Iran struggles to batten down the hatches on the Islamic Republic bubble they hope wont burst. Islamic regimes like communists one's can only work - when information coming in is strictly regulated. Freedom - there seems to be no place for it. The question is now how long can they keep their people in religious bondage.



TEHRAN (AFP)— The Iranian judicial authorities have published a long list of banned Internet websites in a new crackdown on online networks, including those deemed immoral, the press reported on Thursday.

They said the list, drawn up by a "committee of experts," bans any site that contains pornography, prostitution, sexual deviation or anything considered to be "contrary to the morals of society" in the Islamic republic.

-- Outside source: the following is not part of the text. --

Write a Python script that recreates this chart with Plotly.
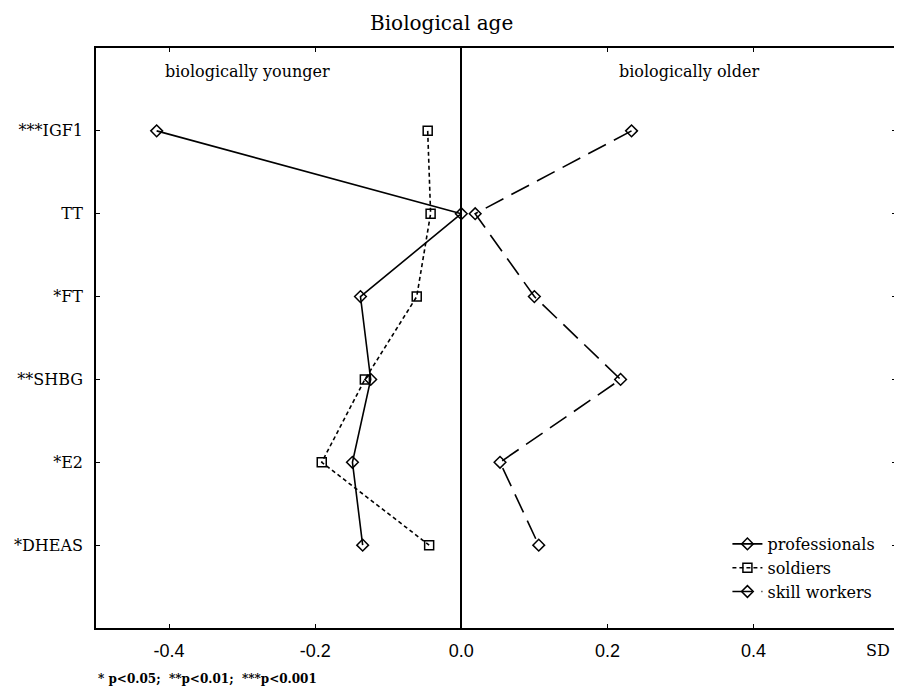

Websites containing material "contrary to security and social peace" as well as those seen by the authorities as "hostile to government officials and institutions" bound to lead to "crimes" are also banned.

According to the list published in several Tehran newspapers, anyone found guilty of using such websites could be jailed for several years in line with a law on Internet "offences" passed in parliament more than a year ago.

Internet users are also prohibited from posting articles that violate "religious values," that "insult Islam and other recognised world religions, saints and prophets," the reports said.

Any articles that "insult Imam Khomeini and supreme leader Ayatollah Ali Khamenei" are banned, the reports added in reference to the founder of the Islamic republic and his successor.

Articles "contrary to the constitution, that support hostile political groups or are used as propaganda against the regime of the Islamic republic" are also banned.

The sale of software that can bypass bypass filter systems used by the authorities is also forbidden, the reports said.

The authorities have tried for years to clamp down on Internet use, frequently blocking access to sites used by opponents of the government and those with sexual content.

The use of the Internet was a central point in the opposition movement against the disputed re-election of President Mahmoud Ahmadinejad in June, with users crowding social networking websites such as Facebook and blogs.

Internet lines, texting services and at times also mobile phone connections have been cut or scrambled since Ahmadinejad's contested re-election.